One thing to keep in mind is to reach out before December 23 at the latest. Of course, when people leave for vacation varies, but this is a good limit. After January 3 is when you should follow up on any requests you sent before the break.  

To emphasize, there is absolutely no shame in reaching out to connections. In fact, 30–40 per cent of hires are made from referrals. So instead of hesitating to reach out for a referral, consider it a normal part of today’s economy.  

Try to still enjoy the holidays

Family time

Try to let yourself enjoy the holidays as much as possible 

It’s easier said than done, but truly try to give your mind a break. You will find another job, but if in the process of doing so you jeopardize your health, it will take much longer to recover from than financial loss.  

Even though it’s an unwanted break, it’s still a break. Spend time with family and friends. Find what works for you. If it’s keeping all career-related talk out of family conversations, then do that. Prefer to talk it out and let others in on your emotions? Go ahead, you’ll be pleasantly surprised how willing most people are to offer support.

"It’s easier said than done, but truly try to give your mind a break"
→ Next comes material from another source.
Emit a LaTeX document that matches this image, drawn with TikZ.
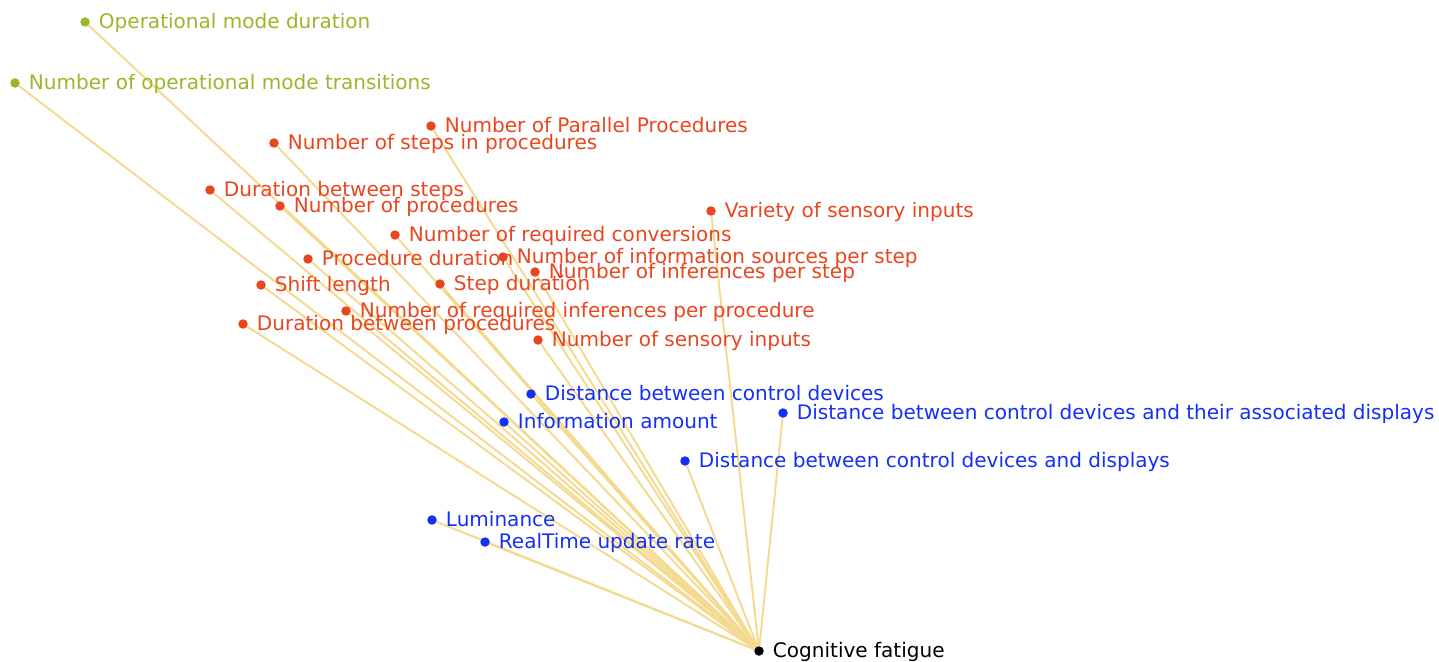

If you’re a parent, this is also a great chance to show resilience and set an example for your kids. They may not understand what you’re going through, but children are smart and pick up on emotions. One stress-ridden outburst can mean the difference between your children looking back on this time and feeling either sadness or happiness when they think of the holidays.

What’s important is that you take time to unwind and absorb the essence of the holiday season, which is spending quality, stress-free time with your loved ones.